We drive a few extra minutes to go to WalMart to save a few bucks, so taking a few minutes to sign a petition and write a letter, potentially saving your household thousands of dollars in taxes, should be a no brainer.
East Providence’s fight is our fight. If the school committee wins there, it’ll embolden committees throughout the state.
If they lose there, it’ll embolden the greedy teachers unions.
They know that EP could be the first domino in their defeat, that’s why they trucked teachers in from around the state to bully the school committee.

pitcher
pitcher
15 years ago

Can someone explain this petitioning the judge thing? He’s not elected and his job is to apply the law as fairly and correctly as he can. I would certainly hope he’s not going to apply the law based on which side sends more signatures. That’s for politicians.
I don’t get it.

Phil
Phil
15 years ago

pitcher
You are exactly right. Except judges do make political decisions like the one to award George W. Bush the presidency in 2000.

pitcher
pitcher
15 years ago

Phil-
Would the decision have been apolitical if they “awarded” the election to Al Gore?

Phil
Phil
15 years ago

No I would not. What they might have done was to allow the counting of all ballots.

George Elbow
George Elbow
15 years ago

Phil,
Get over it.
I’m no fan of Un-curious George. But the reality is that Al Bore didn’t even carry his own state.
And then, when there was a “do over” in 2004, W won again.

Mike Cappelli
Mike Cappelli
15 years ago

There is one easy explantion for why the union pigs fight so visciously to protect their turf. It is because most of them know all too well that if they had to go into the real world and make an honest living, they don’t stand a prayer.
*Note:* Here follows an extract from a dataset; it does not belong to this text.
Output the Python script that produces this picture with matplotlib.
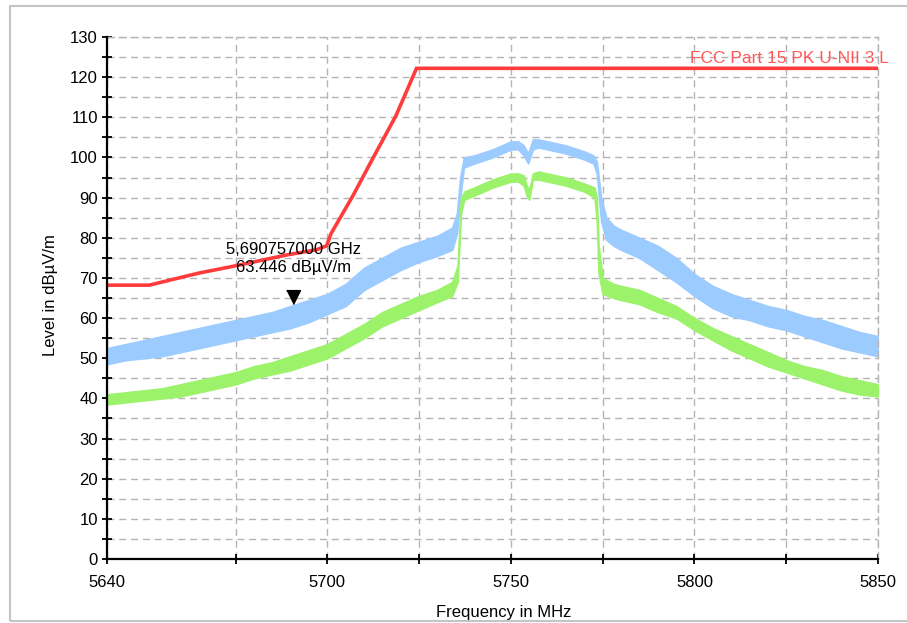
import matplotlib
matplotlib.use("Agg")
import matplotlib.pyplot as plt
from matplotlib.patches import Rectangle

plt.rcParams['font.family'] = ['Liberation Sans', 'DejaVu Sans']

# ---------------- data ----------------
x_major = [5640, 5700, 5750, 5800, 5850]
x_minor = [5675, 5725, 5775, 5825]
y_major = list(range(0, 131, 10))
y_minor = list(range(5, 130, 10))

limit_label = "FCC Part 15 PK U-NII 3 L"
limit_f = [5640, 5651.5, 5665, 5676, 5688.8, 5697, 5699.8, 5701, 5707, 5712.3, 5718.7, 5724.3, 5850]
limit_v = [68.2, 68.2, 71.2, 73.2, 75.7, 77.0, 78.0, 81.0, 90.5, 99.6, 110.4, 122.2, 122.2]

peak_f = [5640, 5645, 5650, 5655, 5660, 5665, 5670, 5675, 5680, 5685, 5690, 5695,
          5700, 5705, 5710, 5715, 5720, 5725, 5730, 5734, 5735.3, 5736.2, 5737.2,
          5740, 5745, 5750, 5752, 5753.5, 5754.7, 5756, 5757.5, 5760, 5765, 5770,
          5772.5, 5773.4, 5774.6, 5776, 5778, 5780, 5785, 5790, 5795, 5800, 5805,
          5810, 5815, 5820, 5825, 5830, 5835, 5840, 5845, 5850]
peak_lo = [48.5, 49.5, 50.0, 50.5, 51.5, 52.5, 53.5, 54.5, 55.5, 56.5, 57.5, 59.0,
           61.0, 63.0, 67.0, 69.5, 72.0, 74.0, 75.5, 77.0, 81.0, 90.0, 97.5,
           98.5, 100.0, 102.0, 102.0, 100.5, 98.5, 102.0, 102.5, 102.0, 101.0, 99.5,
           98.5, 96.0, 84.0, 79.5, 78.0, 77.0, 75.0, 72.0, 69.0, 65.5, 62.5,
           60.5, 59.5, 58.0, 57.0, 55.5, 54.0, 52.5, 51.5, 50.5]
peak_hi = [52.5, 53.5, 54.5, 55.5, 56.5, 57.5, 58.5, 59.5, 60.5, 61.5, 63.0, 64.5,
           66.0, 68.5, 72.5, 75.0, 77.5, 79.0, 80.5, 82.5, 86.0, 95.0, 100.0,
           100.5, 102.0, 104.0, 104.0, 103.0, 101.0, 104.5, 104.5, 104.0, 103.0, 101.5,
           100.5, 99.0, 90.0, 85.0, 83.0, 82.0, 80.0, 78.0, 75.0, 71.0, 68.0,
           66.0, 64.5, 63.0, 62.0, 60.5, 59.5, 58.0, 56.5, 55.5]

avg_f = [5640, 5645, 5650, 5655, 5660, 5665, 5670, 5675, 5680, 5685, 5690, 5695,
         5700, 5705, 5710, 5715, 5720, 5725, 5730, 5734, 5735.5, 5736.4, 5737.3,
         5740, 5745, 5750, 5752, 5753.5, 5754.3, 5755, 5756, 5757.5, 5760, 5765, 5770,
         5772.8, 5773.4, 5773.9, 5775, 5778, 5780, 5785, 5790, 5795, 5800, 5805,
         5810, 5815, 5820, 5825, 5830, 5835, 5840, 5845, 5850]
avg_lo = [38.5, 39.0, 39.5, 40.0, 40.5, 41.5, 42.5, 43.5, 45.0, 46.0, 47.0, 48.5,
          50.0, 52.5, 55.0, 58.0, 60.0, 62.0, 64.0, 65.5, 69.0, 86.0, 89.5,
          90.5, 92.5, 94.0, 94.0, 93.0, 90.5, 89.5, 94.5, 94.5, 94.0, 93.0, 91.5,
          90.0, 84.0, 71.0, 66.0, 65.0, 64.5, 63.5, 61.5, 60.0, 57.0, 54.5,
          52.0, 50.0, 48.0, 46.5, 45.0, 43.5, 42.0, 41.0, 40.5]
avg_hi = [41.0, 41.5, 42.0, 42.5, 43.5, 44.5, 45.5, 46.5, 48.0, 49.0, 50.5, 52.0,
          53.5, 56.0, 58.5, 61.5, 63.5, 65.5, 67.0, 69.0, 73.0, 90.0, 91.5,
          92.5, 94.5, 96.0, 96.0, 95.5, 93.0, 92.0, 96.0, 96.5, 96.0, 95.0, 93.5,
          92.5, 90.0, 78.0, 70.0, 68.5, 68.0, 67.0, 65.0, 63.0, 60.0, 57.5,
          55.5, 53.5, 51.5, 49.5, 48.0, 47.0, 45.5, 44.5, 43.5]

marker_f = 5690.757
marker_v = 63.446
marker_text = "5,690757000 GHz\n63.446 dBµV/m"

# ---------------- figure ----------------
W, H = 907, 623
fig = plt.figure(figsize=(W / 100, H / 100), dpi=100)
fig.patch.set_facecolor('white')
ax = fig.add_axes([107 / W, 1 - 559 / H, 771 / W, 522 / H])

grid_col = '#b4b4b4'
dash = (0, (5, 3.5))

ax.set_xlim(5640, 5850)
ax.set_ylim(0, 130)
ax.set_xticks(x_major)
ax.set_xticks(x_minor, minor=True)
ax.set_yticks(y_major)
ax.set_yticks(y_minor, minor=True)
ax.grid(True, which='both', color=grid_col, linestyle=dash, linewidth=1.0, zorder=0)
ax.set_axisbelow(True)

for s in ['top', 'right']:
    ax.spines[s].set_color(grid_col)
    ax.spines[s].set_linestyle(dash)
    ax.spines[s].set_linewidth(1.0)
for s in ['left', 'bottom']:
    ax.spines[s].set_color('black')
    ax.spines[s].set_linewidth(1.6)
    ax.spines[s].set_zorder(5)

ax.tick_params(which='both', direction='inout', length=7, width=1.3, color='black',
               top=False, right=False)
ax.tick_params(axis='x', which='both', pad=8, labelsize=12)
ax.tick_params(axis='y', which='both', pad=3, labelsize=12)

blue = '#9ccbff'
green = '#9cf26a'
red = '#ff3c3c'

ax.fill_between(peak_f, peak_lo, peak_hi, color=blue, linewidth=1.2, edgecolor=blue, zorder=2)
ax.fill_between(avg_f, avg_lo, avg_hi, color=green, linewidth=1.2, edgecolor=green, zorder=3)
ax.plot(limit_f, limit_v, color=red, linewidth=2.6, zorder=4, solid_joinstyle='miter')

tri = [(-0.5, 1.0), (0.5, 1.0), (0.0, 0.0)]
ax.plot([marker_f], [marker_v], linestyle='none', marker=tri, markersize=20,
        color='black', zorder=6)
ax.annotate(marker_text, xy=(marker_f, marker_v), xytext=(0, 33),
            textcoords='offset points', ha='center', va='center',
            fontsize=12, color='black', linespacing=1.25, zorder=7)

ax.text(1.014, 0.958, limit_label, transform=ax.transAxes, ha='right', va='center',
        fontsize=12.5, color='#ff5a5a', zorder=7)

fig.text(50 / W, 1 - 295 / H, 'Level in dBµV/m', rotation=90, ha='center', va='center',
         fontsize=12)
fig.text(504 / W, 1 - 613 / H, 'Frequency in MHz', ha='center', va='center', fontsize=12)

border = Rectangle((10 / W, 2 / H), 1.2, 1 - 8 / H, transform=fig.transFigure,
                   fill=False, edgecolor='#c4c4c4', linewidth=1.5, zorder=10)
fig.add_artist(border)

fig.savefig('out.png', dpi=100)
They are clinging on for dear life for one reason – they are dead without the scam they presently have going. In a way you can’t blame the pigs.

Justin Katz
15 years ago

Mike Cappelli.
Again: It serves no purpose to call the unionists “pigs.” Most of them are people who went into teacher for good (or neutral) reasons, and who’ve succumbed to a detrimental culture. Our arguments are more effective if we’re deliberate in recognizing the humanity of their targets.